## Start Data excerpt

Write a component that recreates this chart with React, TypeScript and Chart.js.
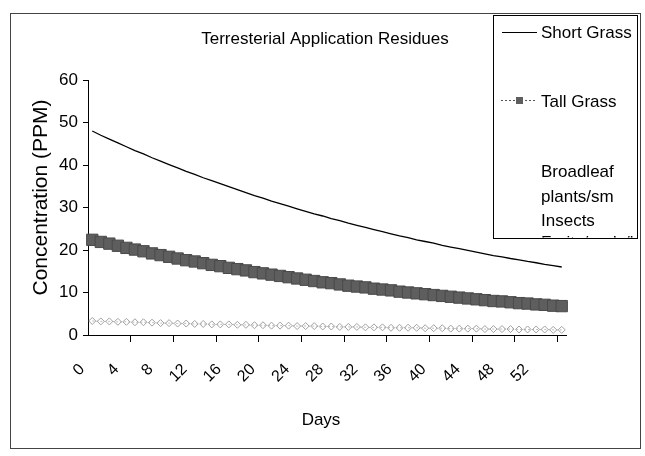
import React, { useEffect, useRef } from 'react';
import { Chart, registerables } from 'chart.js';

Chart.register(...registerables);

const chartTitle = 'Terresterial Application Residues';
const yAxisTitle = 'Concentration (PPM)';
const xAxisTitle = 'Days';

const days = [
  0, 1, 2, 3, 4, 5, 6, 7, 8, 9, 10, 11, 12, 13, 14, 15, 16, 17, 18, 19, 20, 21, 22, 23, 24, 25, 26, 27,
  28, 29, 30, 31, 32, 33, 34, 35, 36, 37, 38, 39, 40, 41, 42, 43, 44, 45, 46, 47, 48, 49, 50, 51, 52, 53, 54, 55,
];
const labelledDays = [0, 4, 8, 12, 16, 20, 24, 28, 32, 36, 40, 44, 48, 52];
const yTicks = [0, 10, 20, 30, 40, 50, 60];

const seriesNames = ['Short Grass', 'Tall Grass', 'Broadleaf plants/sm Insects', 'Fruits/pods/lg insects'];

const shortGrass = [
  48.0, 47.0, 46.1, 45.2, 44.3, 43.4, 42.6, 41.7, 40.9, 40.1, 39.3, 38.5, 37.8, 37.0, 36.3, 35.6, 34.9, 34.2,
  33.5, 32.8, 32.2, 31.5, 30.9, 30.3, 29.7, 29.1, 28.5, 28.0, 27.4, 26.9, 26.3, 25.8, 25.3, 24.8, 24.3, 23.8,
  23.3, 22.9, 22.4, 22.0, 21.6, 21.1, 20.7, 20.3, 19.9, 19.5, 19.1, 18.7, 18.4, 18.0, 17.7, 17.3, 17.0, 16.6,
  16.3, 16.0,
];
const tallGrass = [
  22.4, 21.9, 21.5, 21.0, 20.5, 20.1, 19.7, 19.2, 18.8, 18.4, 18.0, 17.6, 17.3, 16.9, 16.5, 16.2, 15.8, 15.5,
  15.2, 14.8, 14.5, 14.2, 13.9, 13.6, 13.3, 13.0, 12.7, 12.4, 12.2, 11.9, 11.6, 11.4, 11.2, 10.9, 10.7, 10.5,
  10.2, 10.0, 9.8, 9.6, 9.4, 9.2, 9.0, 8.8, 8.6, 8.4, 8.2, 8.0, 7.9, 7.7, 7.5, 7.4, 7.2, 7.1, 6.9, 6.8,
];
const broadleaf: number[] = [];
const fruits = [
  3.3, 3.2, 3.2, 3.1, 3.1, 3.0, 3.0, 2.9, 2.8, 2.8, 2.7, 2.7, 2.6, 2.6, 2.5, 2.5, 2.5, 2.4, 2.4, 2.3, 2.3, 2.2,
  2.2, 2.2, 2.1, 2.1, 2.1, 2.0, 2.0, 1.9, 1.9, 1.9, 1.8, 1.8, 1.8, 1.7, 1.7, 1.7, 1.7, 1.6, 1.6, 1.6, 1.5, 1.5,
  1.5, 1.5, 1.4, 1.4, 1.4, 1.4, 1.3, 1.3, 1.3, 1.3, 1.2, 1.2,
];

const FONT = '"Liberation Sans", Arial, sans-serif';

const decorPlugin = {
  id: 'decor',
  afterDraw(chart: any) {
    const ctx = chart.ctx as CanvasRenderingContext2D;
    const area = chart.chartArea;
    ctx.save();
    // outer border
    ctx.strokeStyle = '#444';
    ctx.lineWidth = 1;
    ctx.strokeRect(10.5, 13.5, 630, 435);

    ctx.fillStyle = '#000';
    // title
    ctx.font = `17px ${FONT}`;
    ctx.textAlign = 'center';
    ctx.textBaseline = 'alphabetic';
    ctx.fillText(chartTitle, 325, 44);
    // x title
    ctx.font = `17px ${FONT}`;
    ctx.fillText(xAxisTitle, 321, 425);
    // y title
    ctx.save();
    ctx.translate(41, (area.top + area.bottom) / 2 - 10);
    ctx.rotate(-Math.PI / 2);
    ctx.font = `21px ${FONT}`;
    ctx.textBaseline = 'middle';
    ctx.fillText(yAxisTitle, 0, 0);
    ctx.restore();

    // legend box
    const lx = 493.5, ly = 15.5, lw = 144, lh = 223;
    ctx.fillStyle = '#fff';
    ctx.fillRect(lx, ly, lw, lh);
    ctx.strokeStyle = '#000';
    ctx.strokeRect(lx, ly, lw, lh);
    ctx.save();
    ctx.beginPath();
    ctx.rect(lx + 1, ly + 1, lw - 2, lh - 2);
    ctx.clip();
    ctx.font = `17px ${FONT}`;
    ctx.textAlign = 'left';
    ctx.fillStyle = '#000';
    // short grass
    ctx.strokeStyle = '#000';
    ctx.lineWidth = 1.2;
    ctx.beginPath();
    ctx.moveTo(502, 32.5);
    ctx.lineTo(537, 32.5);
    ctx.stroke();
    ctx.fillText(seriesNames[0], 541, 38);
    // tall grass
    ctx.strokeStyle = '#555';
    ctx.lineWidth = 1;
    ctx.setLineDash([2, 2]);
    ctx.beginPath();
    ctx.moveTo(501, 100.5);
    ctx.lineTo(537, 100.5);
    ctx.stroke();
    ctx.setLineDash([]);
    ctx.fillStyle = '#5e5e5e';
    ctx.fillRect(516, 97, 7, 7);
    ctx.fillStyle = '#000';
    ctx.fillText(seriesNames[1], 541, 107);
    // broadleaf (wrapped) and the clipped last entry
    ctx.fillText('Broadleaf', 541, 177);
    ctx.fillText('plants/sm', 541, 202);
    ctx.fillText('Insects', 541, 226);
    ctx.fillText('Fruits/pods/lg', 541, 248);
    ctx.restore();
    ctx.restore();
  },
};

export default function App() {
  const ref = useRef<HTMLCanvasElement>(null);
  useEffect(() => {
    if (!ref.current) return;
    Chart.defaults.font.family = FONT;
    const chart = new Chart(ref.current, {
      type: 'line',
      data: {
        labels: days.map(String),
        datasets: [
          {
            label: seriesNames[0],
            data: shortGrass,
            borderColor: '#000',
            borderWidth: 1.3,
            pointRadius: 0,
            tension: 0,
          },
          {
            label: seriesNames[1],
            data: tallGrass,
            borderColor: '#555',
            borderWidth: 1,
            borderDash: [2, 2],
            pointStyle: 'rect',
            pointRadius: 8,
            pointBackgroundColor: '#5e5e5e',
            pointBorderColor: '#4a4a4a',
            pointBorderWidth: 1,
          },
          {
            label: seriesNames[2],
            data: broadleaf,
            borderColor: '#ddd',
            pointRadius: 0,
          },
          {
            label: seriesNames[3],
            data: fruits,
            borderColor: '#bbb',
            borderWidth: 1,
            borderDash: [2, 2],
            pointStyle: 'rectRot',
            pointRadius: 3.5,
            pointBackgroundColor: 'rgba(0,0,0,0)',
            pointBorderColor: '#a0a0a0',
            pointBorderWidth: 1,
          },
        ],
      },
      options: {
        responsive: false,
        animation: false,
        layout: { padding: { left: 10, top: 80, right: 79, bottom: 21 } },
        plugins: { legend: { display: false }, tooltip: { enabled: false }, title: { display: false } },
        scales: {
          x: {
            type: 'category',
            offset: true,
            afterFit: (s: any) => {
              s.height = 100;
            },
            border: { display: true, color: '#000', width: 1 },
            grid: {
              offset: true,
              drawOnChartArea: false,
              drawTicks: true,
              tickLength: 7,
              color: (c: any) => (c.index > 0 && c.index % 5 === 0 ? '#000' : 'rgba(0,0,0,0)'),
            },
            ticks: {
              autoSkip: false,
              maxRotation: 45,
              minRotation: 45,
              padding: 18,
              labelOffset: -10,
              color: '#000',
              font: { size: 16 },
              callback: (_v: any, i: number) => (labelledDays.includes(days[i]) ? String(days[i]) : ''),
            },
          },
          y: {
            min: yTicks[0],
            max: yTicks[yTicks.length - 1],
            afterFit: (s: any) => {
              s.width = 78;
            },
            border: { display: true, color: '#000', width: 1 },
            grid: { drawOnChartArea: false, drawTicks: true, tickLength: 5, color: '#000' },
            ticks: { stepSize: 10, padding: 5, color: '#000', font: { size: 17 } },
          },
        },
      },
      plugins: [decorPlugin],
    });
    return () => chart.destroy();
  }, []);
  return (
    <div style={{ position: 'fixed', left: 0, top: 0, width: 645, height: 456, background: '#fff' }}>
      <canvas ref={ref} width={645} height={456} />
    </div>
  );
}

## End Data excerpt

Instructions for the task: Starting at the top of the listing above, please restate word for word each line up to and including the one that holds "const xAxisTitle = 'Days';", omitting every image.

Solution to this problem:
Write a component that recreates this chart with React, TypeScript and Chart.js.
import React, { useEffect, useRef } from 'react';
import { Chart, registerables } from 'chart.js';

Chart.register(...registerables);

const chartTitle = 'Terresterial Application Residues';
const yAxisTitle = 'Concentration (PPM)';
const xAxisTitle = 'Days';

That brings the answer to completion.